Une loi fixant l'âge minimum du mariage pour les femmes à 17 ans, contestée par les islamistes et les conservateurs, suscite la controverse au Yémen, où des manifestations pour ou contre se succèdent alors que le Parlement risque de la vider de toute substance.

Plusieurs centaines de femmes ont manifesté mardi devant le Parlement à Sanaa pour soutenir la loi imposant un âge minimum pour le mariage des filles, votée l'an dernier mais que le Parlement est appelé à réexaminer.

Le mariage des petites filles est courant au Yémen, un pays à forte structure tribale, le plus pauvre de la péninsule arabique.

Le rassemblement était organisé à l'initiative de l'Union générale des femmes yéménites, proche du pouvoir, et d'autres organisations féminines, en riposte à une manifestation de milliers de femmes dimanche à l'appel des islamistes et des conservateurs contre cette loi.
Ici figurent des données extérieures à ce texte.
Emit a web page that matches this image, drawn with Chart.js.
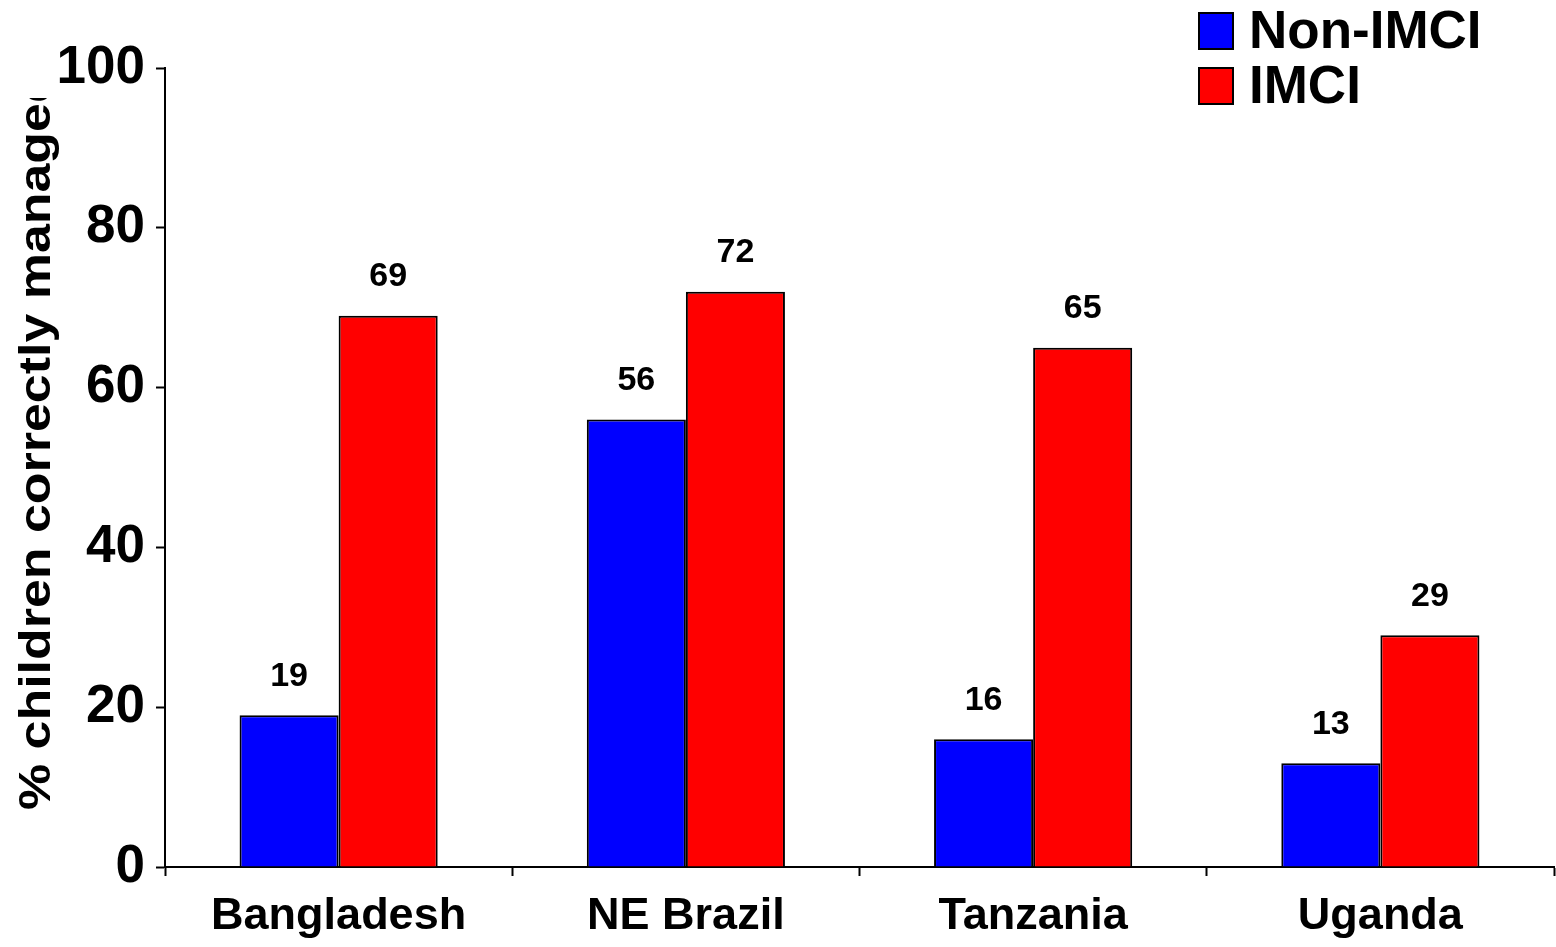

Parmi les manifestantes mardi figurait Nojoud Mohammad Ali, la fillette de 10 ans qui avait obtenu le divorce il y a deux ans après avoir été mariée de force à huit ans, et dont l'histoire a fait le tour du monde et l'objet d'un livre.

«Je suis ici pour demander au Parlement de ne pas toucher à la loi qui fixe l'âge du mariage à 17 ans», a déclaré à la presse la fillette. Elle avait obtenu le divorce après avoir porté plainte auprès d'un tribunal contre son père qui l'avait forcée à se marier à un homme de 20 ans son aîné.
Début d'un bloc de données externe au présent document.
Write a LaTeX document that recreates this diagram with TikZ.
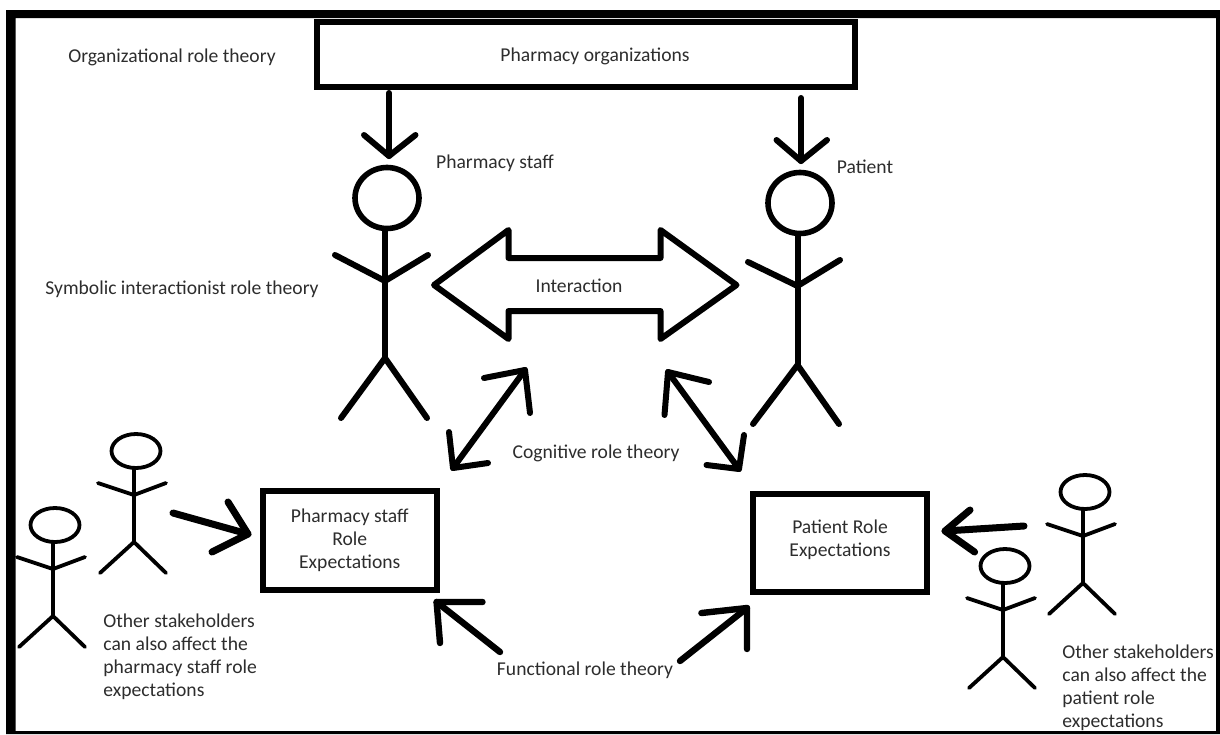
\documentclass[tikz,border=0pt]{standalone}
\usepackage{fontspec}
\setmainfont{Carlito}
\usetikzlibrary{shapes.geometric}
\definecolor{labelgray}{RGB}{45,45,45}
\tikzset{
    rolebox/.style={draw, line width=3pt, align=center, inner sep=0pt, text=labelgray},
    bigline/.style={line width=3pt, line cap=round, line join=round},
    smallline/.style={line width=1.9pt, line cap=round, line join=round},
    bighead/.style={draw, ellipse, line width=2.8pt, inner sep=0pt, minimum width=32pt, minimum height=30.5pt},
    smallhead/.style={draw, ellipse, line width=1.9pt, inner sep=0pt, minimum width=24.5pt, minimum height=17pt},
    theorytext/.style={text=labelgray, inner sep=0pt},
    sidetext/.style={text=labelgray, inner sep=0pt, align=left, anchor=west}
}

\begin{document}
\begin{tikzpicture}[x=0.5pt, y=-0.5pt, font=\fontsize{9.8}{11.5}\selectfont]
    \useasboundingbox (0,0) rectangle (1220,734);
    \fill[white] (0,0) rectangle (1220,734);

    % Marco
    \fill[black, even odd rule] (6,10) rectangle (1220,734) (15.5,18) rectangle (1216,731);

    % Cajas
    \node[rolebox, minimum width=269.25pt, minimum height=32.5pt] (orgbox) at (586,54.5) {};
    \node[theorytext] (orgtext) at (595,56) {Pharmacy organizations};
    \node[rolebox, minimum width=87.25pt, minimum height=49.25pt] (staffbox) at (349.75,540.25)
        {Pharmacy staff\\Role\\Expectations};
    \node[rolebox, minimum width=87pt, minimum height=49pt] (patientbox) at (840,543)
        {Patient Role\\Expectations\\[-6.5pt]};

    % Figuras grandes
    \node[bighead] (staffhead) at (387,198) {};
    \coordinate (staffneck) at (385,231);
    \coordinate (staffhip) at (385,358);
    \draw[bigline] (staffneck) -- (staffhip);
    \draw[bigline] (335,255) -- (385,281) -- (428,255);
    \draw[bigline] (341,418) -- (staffhip) -- (427,418);

    \node[bighead] (patienthead) at (800,203) {};
    \coordinate (patientneck) at (797.5,235);
    \coordinate (patienthip) at (797.5,365);
    \draw[bigline] (patientneck) -- (patienthip);
    \draw[bigline] (748,262) -- (797.5,286) -- (840,260);
    \draw[bigline] (753,424) -- (patienthip) -- (839,424);

    % Figuras chicas
    \foreach \i/\x/\y in {a/134/451, b/53/525, c/1083/492, d/1003/566} {
        \begin{scope}[shift={(\x,\y)}]
            \node[smallhead] (smallhead\i) at (2,0) {};
            \draw[smallline] (0,18) -- (0,91);
            \draw[smallline] (-36,32) -- (0,44) -- (32,32);
            \draw[smallline] (-34,122) -- (0,91) -- (32,122);
        \end{scope}
    }

    % Flecha de interaccion
    \draw[line width=3pt, line join=round] (434,285) -- (508.5,230) -- (508.5,258) -- (660.5,258)
        -- (660.5,230) -- (736.5,285) -- (660.5,339) -- (660.5,311) -- (508.5,311) -- (508.5,339) -- cycle;
    \node[theorytext] (interaction) at (579,286) {Interaction};

    % Flechas simples
    \foreach \i/\w/\tx/\ty/\hx/\hy/\ax/\ay/\bx/\by in {
        a/3/389/93/389/156/364/135/415.5/135,
        b/3/801/98/801/161/776.5/140/827/140,
        c/3.5/173/513/248/534/228/502/212/552,
        d/3.5/1024/526/945/531/970/510/974.6/552,
        e/3.2/500/652/436.6/602/482.5/602/440/643,
        f/3.2/680/661/747/608/701.4/613/747/649} {
        \coordinate (tail\i) at (\tx,\ty);
        \coordinate (tip\i) at (\hx,\hy);
        \draw[bigline, line width=\w pt] (tail\i) -- (tip\i);
        \draw[bigline, line width=\w pt] (\ax,\ay) -- (tip\i) -- (\bx,\by);
    }

    % Flechas dobles
    \coordinate (cogleftup) at (525,370);
    \coordinate (cogleftdown) at (453,468);
    \draw[bigline] (cogleftup) -- (cogleftdown);
    \draw[bigline] (484,378) -- (cogleftup) -- (530,413);
    \draw[bigline] (449,432) -- (cogleftdown) -- (488,463);

    \coordinate (cogrightup) at (668,372);
    \coordinate (cogrightdown) at (739,469);
    \draw[bigline] (cogrightup) -- (cogrightdown);
    \draw[bigline] (709,382) -- (cogrightup) -- (664.5,415);
    \draw[bigline] (744,435) -- (cogrightdown) -- (706.5,465);

    % Textos
    \node[theorytext] (orgtheory) at (172,57) {Organizational role theory};
    \node[theorytext] (staffname) at (495,163) {Pharmacy staff};
    \node[theorytext] (patientname) at (865,167) {Patient};
    \node[theorytext] (symbolic) at (182,289) {Symbolic interactionist role theory};
    \node[theorytext] (cognitive) at (596,453) {Cognitive role theory};
    \node[theorytext] (functional) at (585,670) {Functional role theory};
    \node[sidetext] (staffother) at (103,656.5)
        {Other stakeholders\\can also affect the\\pharmacy staff role\\expectations};
    \node[sidetext] (patientother) at (1062,687.5)
        {Other stakeholders\\can also affect the\\patient role\\expectations};
\end{tikzpicture}
\end{document}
Mais à la délégation venue lui présenter une pétition signée par un million de Yéménites, hommes et femmes, soutenant la loi, le président du Parlement, Yehya al-Rahi, a tenu des propos ambigus.

«Nous allons maintenir l'article fixant l'âge du mariage mais annuler les peines de prison et les amendes qui étaient prévues pour ceux qui ne la respectent pas», a-t-il dit. Une telle initiative viderait la loi de toute sa substance.
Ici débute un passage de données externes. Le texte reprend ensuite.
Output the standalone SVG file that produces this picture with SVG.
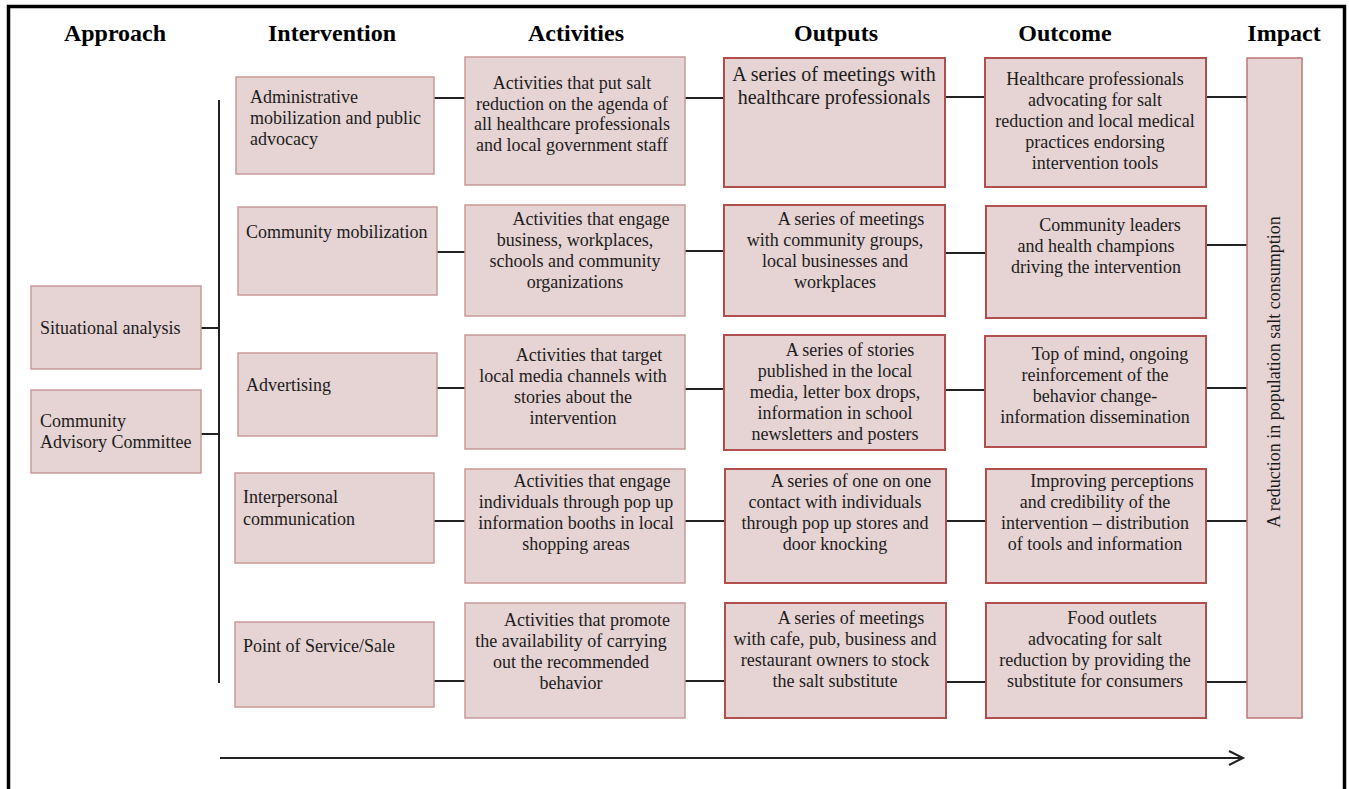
<svg xmlns="http://www.w3.org/2000/svg" width="1349" height="789" viewBox="0 0 1349 789">
<style>
.box{fill:#e6d3d3;stroke:#c99a9a;stroke-width:1.5}
.box2{fill:#e6d3d3;stroke:#b14f4f;stroke-width:2}
.t{font-family:"Liberation Serif","Times New Roman",serif;font-size:18px;fill:#1c1c1c}
.c{text-anchor:middle}
.big{font-size:20px}
.h{font-family:"Liberation Serif","Times New Roman",serif;font-weight:bold;font-size:24px;text-anchor:middle;fill:#000}
.ln{stroke:#222;stroke-width:2;fill:none}
</style>
<rect x="0" y="0" width="1349" height="789" fill="#fff"/>
<path d="M8.5,795 V6.5 H1344.5 V795" fill="none" stroke="#000" stroke-width="3.5"/>
<g id="headers">
<text class="h" x="115" y="41">Approach</text>
<text class="h" x="332" y="41">Intervention</text>
<text class="h" x="576" y="41">Activities</text>
<text class="h" x="836" y="41">Outputs</text>
<text class="h" x="1065" y="41">Outcome</text>
<text class="h" x="1284" y="41">Impact</text>
</g>
<g id="connectors">
<path class="ln" d="M219,100 V683"/>
<path class="ln" d="M201,328 H219 M201,434 H219"/>
<path class="ln" d="M434,98 H465 M685,98 H724 M945,97 H985 M1206,97 H1247"/>
<path class="ln" d="M437,252 H465 M685,251 H724 M945,253 H985 M1206,245 H1247"/>
<path class="ln" d="M437,388 H465 M685,389 H724 M945,390 H985 M1206,388 H1247"/>
<path class="ln" d="M434,521 H465 M685,521 H724 M945,521 H985 M1206,521 H1247"/>
<path class="ln" d="M434,681 H465 M685,681 H724 M945,682 H985 M1206,682 H1247"/>
<path class="ln" d="M220,758 H1243 M1229,751 L1243,758 L1229,765"/>
</g>
<g id="approach-situational">
<rect class="box" x="31" y="286" width="170" height="83"/>
<text class="t" x="40" y="334">Situational analysis</text>
</g>
<g id="approach-committee">
<rect class="box" x="31" y="390" width="170" height="83"/>
<text class="t" x="40" y="427">Community</text>
<text class="t" x="40" y="448">Advisory Committee</text>
</g>
<g id="int-1">
<rect class="box" x="236" y="77" width="198" height="97"/>
<text class="t" x="250" y="103">Administrative</text>
<text class="t" x="250" y="124">mobilization and public</text>
<text class="t" x="250" y="145">advocacy</text>
</g>
<g id="int-2">
<rect class="box" x="238" y="207" width="199" height="88"/>
<text class="t" x="246" y="238">Community mobilization</text>
</g>
<g id="int-3">
<rect class="box" x="238" y="353" width="199" height="83"/>
<text class="t" x="246" y="391">Advertising</text>
</g>
<g id="int-4">
<rect class="box" x="235" y="473" width="199" height="90"/>
<text class="t" x="243" y="503">Interpersonal</text>
<text class="t" x="243" y="525">communication</text>
</g>
<g id="int-5">
<rect class="box" x="235" y="622" width="199" height="85"/>
<text class="t" x="243" y="652">Point of Service/Sale</text>
</g>
<g id="act-1">
<rect class="box" x="465" y="57" width="220" height="128"/>
<text class="t c" x="572" y="89">Activities that put salt</text>
<text class="t c" x="572" y="110">reduction on the agenda of</text>
<text class="t c" x="572" y="130">all healthcare professionals</text>
<text class="t c" x="572" y="151">and local government staff</text>
</g>
<g id="act-2">
<rect class="box" x="465" y="205" width="220" height="111"/>
<text class="t c" x="591" y="225">Activities that engage</text>
<text class="t c" x="575" y="246">business, workplaces,</text>
<text class="t c" x="575" y="267">schools and community</text>
<text class="t c" x="575" y="288">organizations</text>
</g>
<g id="act-3">
<rect class="box" x="465" y="335" width="220" height="114"/>
<text class="t c" x="589" y="361">Activities that target</text>
<text class="t c" x="573" y="382">local media channels with</text>
<text class="t c" x="573" y="403">stories about the</text>
<text class="t c" x="573" y="424">intervention</text>
</g>
<g id="act-4">
<rect class="box" x="465" y="469" width="220" height="114"/>
<text class="t c" x="592" y="487">Activities that engage</text>
<text class="t c" x="576" y="508">individuals through pop up</text>
<text class="t c" x="576" y="529">information booths in local</text>
<text class="t c" x="576" y="550">shopping areas</text>
</g>
<g id="act-5">
<rect class="box" x="465" y="603" width="220" height="115"/>
<text class="t c" x="587" y="626">Activities that promote</text>
<text class="t c" x="571" y="647">the availability of carrying</text>
<text class="t c" x="571" y="668">out the recommended</text>
<text class="t c" x="571" y="689">behavior</text>
</g>
<g id="out-1">
<rect class="box2" x="724" y="58" width="221" height="129"/>
<text class="t c big" x="834" y="81">A series of meetings with</text>
<text class="t c big" x="834" y="104">healthcare professionals</text>
</g>
<g id="out-2">
<rect class="box2" x="724" y="205" width="221" height="111"/>
<text class="t c" x="851" y="225">A series of meetings</text>
<text class="t c" x="835" y="246">with community groups,</text>
<text class="t c" x="835" y="267">local businesses and</text>
<text class="t c" x="835" y="288">workplaces</text>
</g>
<g id="out-3">
<rect class="box2" x="724" y="335" width="221" height="115"/>
<text class="t c" x="850" y="356">A series of stories</text>
<text class="t c" x="835" y="377">published in the local</text>
<text class="t c" x="835" y="398">media, letter box drops,</text>
<text class="t c" x="835" y="419">information in school</text>
<text class="t c" x="835" y="440">newsletters and posters</text>
</g>
<g id="out-4">
<rect class="box2" x="725" y="469" width="221" height="114"/>
<text class="t c" x="851" y="487">A series of one on one</text>
<text class="t c" x="835" y="508">contact with individuals</text>
<text class="t c" x="835" y="529">through pop up stores and</text>
<text class="t c" x="835" y="550">door knocking</text>
</g>
<g id="out-5">
<rect class="box2" x="725" y="603" width="221" height="115"/>
<text class="t c" x="851" y="624">A series of meetings</text>
<text class="t c" x="835" y="645">with cafe, pub, business and</text>
<text class="t c" x="835" y="666">restaurant owners to stock</text>
<text class="t c" x="835" y="687">the salt substitute</text>
</g>
<g id="outc-1">
<rect class="box2" x="985" y="58" width="221" height="129"/>
<text class="t c" x="1095" y="85">Healthcare professionals</text>
<text class="t c" x="1095" y="106">advocating for salt</text>
<text class="t c" x="1095" y="127">reduction and local medical</text>
<text class="t c" x="1095" y="148">practices endorsing</text>
<text class="t c" x="1095" y="169">intervention tools</text>
</g>
<g id="outc-2">
<rect class="box2" x="986" y="206" width="220" height="112"/>
<text class="t c" x="1110" y="231">Community leaders</text>
<text class="t c" x="1096" y="252">and health champions</text>
<text class="t c" x="1096" y="273">driving the intervention</text>
</g>
<g id="outc-3">
<rect class="box2" x="985" y="336" width="221" height="111"/>
<text class="t c" x="1110" y="360">Top of mind, ongoing</text>
<text class="t c" x="1095" y="381">reinforcement of the</text>
<text class="t c" x="1095" y="402">behavior change-</text>
<text class="t c" x="1095" y="423">information dissemination</text>
</g>
<g id="outc-4">
<rect class="box2" x="986" y="469" width="220" height="114"/>
<text class="t c" x="1112" y="487">Improving perceptions</text>
<text class="t c" x="1095" y="508">and credibility of the</text>
<text class="t c" x="1095" y="529">intervention – distribution</text>
<text class="t c" x="1095" y="550">of tools and information</text>
</g>
<g id="outc-5">
<rect class="box2" x="986" y="603" width="220" height="115"/>
<text class="t c" x="1112" y="624">Food outlets</text>
<text class="t c" x="1095" y="645">advocating for salt</text>
<text class="t c" x="1095" y="666">reduction by providing the</text>
<text class="t c" x="1095" y="687">substitute for consumers</text>
</g>
<g id="impact">
<rect class="box" x="1247" y="58" width="55" height="660" style="stroke:#c07474"/>
<text class="t c" transform="translate(1280,372) rotate(-90)" x="0" y="0">A reduction in population salt consumption</text>
</g>
</svg>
Le président du Parlement a entendu auparavant deux plaidoyers en faveur du texte.

Ramzia al-Iriyani, la présidente de l'Union des femmes, a longuement défendu cette législation, regrettant «la tempête politique» qu'elle a soulevée, et a mis les députés devant leur responsabilité, celle de la maintenir.

Mais c'est surtout Nafissa al-Jaïfi, une femme médecin qui préside le Conseil suprême de la femme et de l'enfance, un organisme d'État, qui a plaidé en sa faveur.

«Nous ne parlons pas du mariage des adolescents mais de celui des enfants», a déclaré cette pédiatre, affirmant avoir relevé à travers sa pratique quotidienne de la médecine que les mariages des enfants provoquent entre autres une forte mortalité lors des premiers accouchements, l'interruption de la scolarité des jeunes mariées, un fort taux l'analphabétisme chez celles-ci.

La loi, qui fixe à 17 ans l'âge du mariage pour les filles et à 18 ans pour les garçons, a été votée l'an dernier. Mais des députés de plusieurs tendances politiques avaient demandé au président du Parlement de la réexaminer, ce qui empêche sa promulgation.

En fait, ce sont les islamistes et les conservateurs qui s'y opposent.

Avant d'organiser dimanche une manifestation monstre devant le Parlement, l'association des oulémas du Yémen, que préside le très conservateur cheikh Abdel Majid Zindani, a publié la semaine dernière un communiqué contre la loi.

«Fixer l'âge du mariage est un acte qui contredit les préceptes religieux», proclame ce brûlot qui affirme que les docteurs de la foi musulmans sont unanimes sur la question.

Autre argument des islamistes: le prophète Mahomet s'est marié avec Aïcha alors qu'elle n'avait que neuf ans.